Third, MCCF is confronted by changing demographics that pose a challenge to its worldview. Consider the following facts about Montgomery County from the Census Bureau’s 2006-2008 American Community Survey.

1. Only 23% of the county’s residents were born in Maryland. Fourteen percent have lived in their current residence for one year or less.

2. The median year in which home-owners moved into their current residence was 1998. The median year in which renters moved into their current residence was 2005 or later. The median year for both groups combined was 2001. This demonstrates a significant churning in neighborhoods.

3. White non-Hispanics account for 54% of the county’s population but only 48% of the county’s population under the age of 20. The county is on the verge of becoming “majority-minority.”

4. Sixty percent of the county’s population works in the county. Ten percent work elsewhere in Maryland and thirty percent work outside the state. That means four in ten Montgomery residents cross the county line every day to work and would be better off if more jobs were available closer to home.

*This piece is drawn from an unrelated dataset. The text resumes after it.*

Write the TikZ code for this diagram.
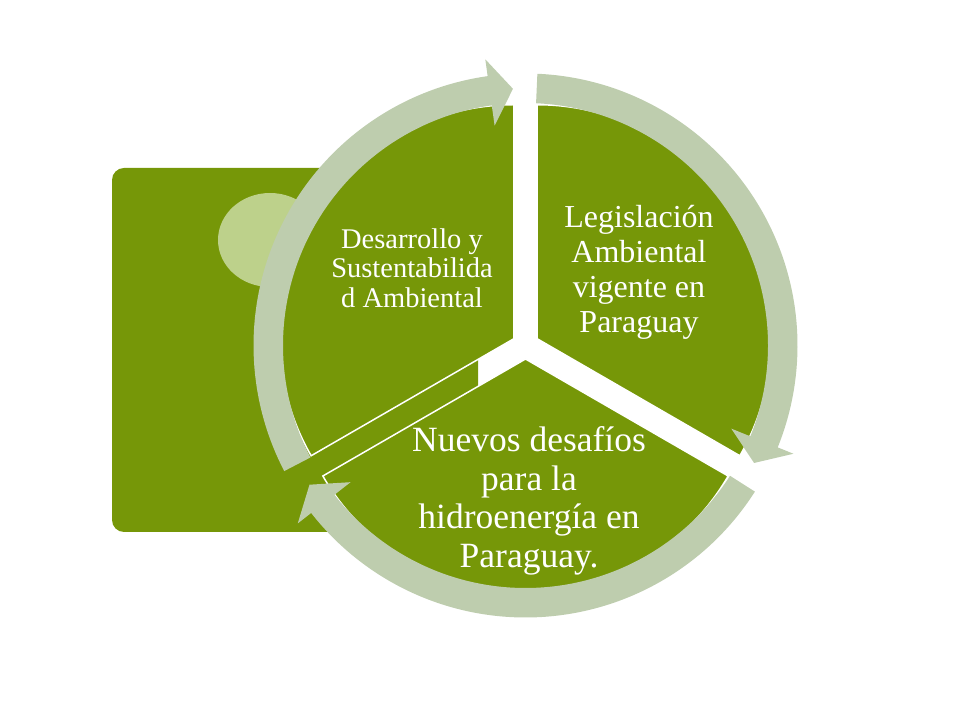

The MCCF’s outlook representing mostly white, long-time homeowners who are close to or past retirement age no longer matches most of Montgomery County. Even as MCCF is not changing, the rest of the county is changing without it. Many neighborhoods are turning over rapidly as retirees are replaced by young people with kids. This new generation is increasingly active in politics and in civic affairs, occasionally revitalizing inactive civic associations. To the extent that they have an evolving agenda, it focuses on job creation, schools and smart growth rather than stopping development.

These trends are starting to have a significant impact on the civic community. Consider these three recent events.

1. The three leading candidates in the 2009 District 4 special election were Board of Education Member Nancy Navarro, District 19 Delegate Ben Kramer and former MCCF President Cary Lamari. The district had been served since 1990 by Marilyn and Don Praisner, whose priorities closely matched those of MCCF and Neighborspac, and was home to a fair number of MCCF activists (like Stuart Rochester). Lamari was a civic veteran and an ally to the Praisner family, but was only able to get 8% of the vote in the Democratic primary. Navarro, who benefitted from the district’s changing demographics, barely edged out Kramer, a developer whose ilk was long opposed by traditional civic activists. Both received five times Lamari’s vote total.

2. The East County Citizens Advisory Board recently wrote to the County Council expressing concerns about the Gaithersburg West Master Plan. They did not do so out of reflexive opposition to new density. Rather, their argument was that East County needed more jobs and they worried that the Gaithersburg West plan would concentrate too many of them in the I-270 corridor. Here is a citizens group crying out for more development, not less. See the letter below.


3. MCCF opposed the White Flint Sector Plan, which would concentrate development around the White Flint Metro Station. But the Randolph Civic Association (RCA), which represents some of the neighborhoods to the east of the plan area and contains a significant number of younger residents, supported much of the plan. Delegates from RCA attended an MCCF meeting to explain their position and were met with great skepticism by the audience. RCA then dropped out of MCCF, sending a blunt letter that said in part:

The MCCF operates in a manner that fails to provide solutions or constructive alternatives to the problems of this county. Saying “NO” to everything is not a sustainable position… The MCCF is no longer representative of Montgomery County citizens. After attending an MCCF meeting it was quickly apparent that the delegates in attendance are not a reflection of Montgomery County. Montgomery County is a thriving, diverse county with many young families and young professionals. MCCF does not embody this.

We print the letter in full below.


RCA’s thirty-something leadership is exactly what MCCF needs to revitalize its organization. But new residents who belong to a younger generation with different priorities will not buy into some elements of MCCF’s anti-development ideology.

Any organization that has been around for decades eventually faces a moment when it must change or die. For the Montgomery County Civic Federation, that moment is now.